About 27% of US workers currently have an active side hustle - roughly 90 million people - and 72% either have one or are thinking about starting one. Gen Z leads at 34%, followed by millennials (31%), Gen X (23%), and boomers (22%). Participation actually declined from 36% in 2025 to 27% in 2026 within Bankrate's methodology.
2. How much does the average side hustle make?
The average side hustle earns about $885/month, but the median is just $200 - a gap driven by a small group of high earners. Around 32% earn $51-$250/month, only 11% of all side hustlers clear $1,000/month, and just 2% exceed $5,000/month. These low medians largely reflect time-for-money gigs whose income stops when the work stops.
3. What is the most popular side hustle in 2026?
Online sales is the #1 side hustle at 15%, followed by professional and business services at 14%. Side hustles are heavily digital - social media content creation (35%), ecommerce (27%), gaming/streaming (24%), and graphic design (14%). TikTok (41%), YouTube (40%), and Instagram (37%) are the leading platforms side hustlers use.
4. Why do most side hustles fail to scale?
Most popular side hustles - delivery, rideshare, freelancing, tutoring - trade time for money, so income caps with available hours and burnout sets in (67% of side hustlers report it). Scaling past the startup phase is rare not because the goal is unrealistic but because the models chosen can't decouple income from hours. Print-on-demand can, which is why its ceiling is far higher.
5. Why does print-on-demand scale better than other side hustles?
Three structural reasons: income decouples from hours (a design sells while you sleep), the startup phase is short if you publish fast instead of perfecting, and the downside is capped because there's no inventory to write off.

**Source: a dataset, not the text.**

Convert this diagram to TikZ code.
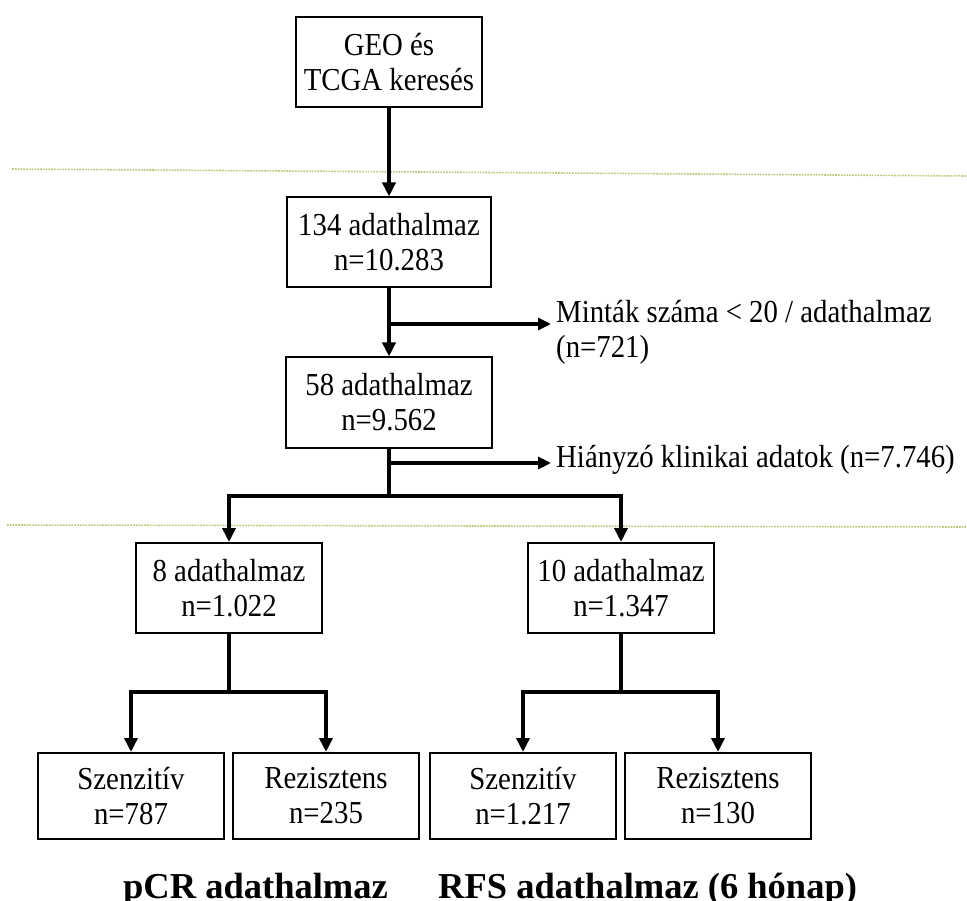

Podbase data shows sellers who publish five products within 30 days are ahead of 80% of POD stores, and one seller scaled from zero to seven-figure annual revenue in 13 months.
6. How big is the side hustle and gig economy?
The global gig and side hustle market is worth over $674 billion in 2026 and is projected to reach $2 trillion by 2035. Growth is driven by economic pressure (49% of Americans start a side hustle to make ends meet), AI tools lowering the barrier to entry, and the rise of scalable digital models like ecommerce and print-on-demand that earn even when the seller is offline.